The Europa entered today such and interesting area, with the plans to stay around for the next days, if weather, winds and ice allow. And indeed after the troubles she went through in the morning, later on in the afternoon she hold ground under two anchors at her scheduled destination. Still windy at Brown Bluff , the variable winds and easing gusts start to look promising to try a landfall. Right in front of her the spectacular orange volcanic cliffs fall to the sea from a ridge of over 3km in length. At its bottom a relatively small flat area is home for Gentoo and Adelie penguins, in a scenery surrounded by glacier fronts and a beach often filled with bergy bits.

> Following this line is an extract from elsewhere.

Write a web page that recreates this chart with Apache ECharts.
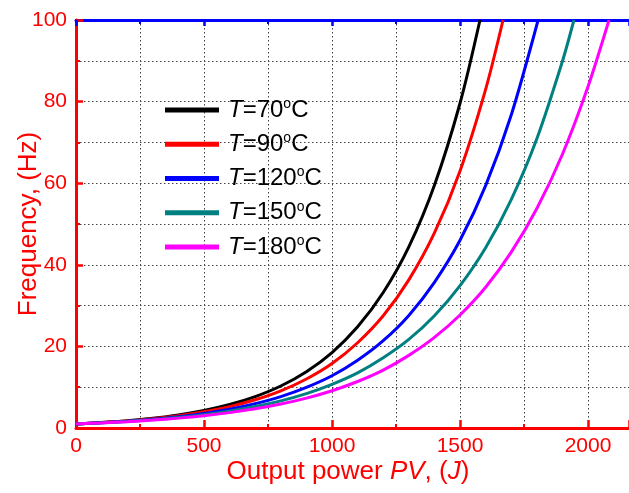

Penguins share the space with Kelp gulls, Snowy sheathbills, Skuas, Giant and Snow petrels. Several Fur seals rest at the shoreline and and occasional Leopard seal patrol the coast in search for a good bite. But the geology here is of great interest too. The basalts and lava flows we see here were originated by an “englacial volcano” with eruptions underneath an ice cap and its posterior glacial and weather erosion. Those eruptions are part of the named James Ross Island Volcanic Group, ranging in age from the Miocene to present. Its original diameter is thought to have been about 12-15 kilometres, and probably formed by a single event. Here, the geological structures of the cliffs reveal a past of several lava flows, sure some of them under the pressure of the ice above. As a prove to that the beautiful pillow lavas that can be found during the landing and the volcanic clastic rocks that lay all around, with a lighter matrix embedding basalt boulders. The loose materials under our feet have been transported here in the past by the neighbour glaciers.
Landing at the beach takes skilled driving between the grounded ice and floating ice-floes in motion by the swell. Ubiquitous are the Gentoo chicks already fledged and ready to leave the rookeries, while their parents still undergo the moulting process. A couple of the Adelies linger around here and there, but with their breading cycle finishing earlier than the other species, most of them are already at sea until next nesting season.
As an extension of our hike, we make way over the smooth melting area of the closeby glacier until reaching its impressive calving front with its icy cliffs over the sea.
At sunset, the zodiacs picked us up and the Europa heaves anchor to start our way deeper into the Weddell Sea. For the next few days she approximately will follow the areas visited by the 1901-04 Swedish Antarctic Expedition and like that, she chose the Fridtjof Sound, the 6nm long and narrow channel leaving he Antarctic Peninsula at our Starboardside and Andersson and Jonassen Islands at our Port. Nighttime meets her amongst icebergs, luckily now over calm seas and just a slight breeze that will gradually increase overnight.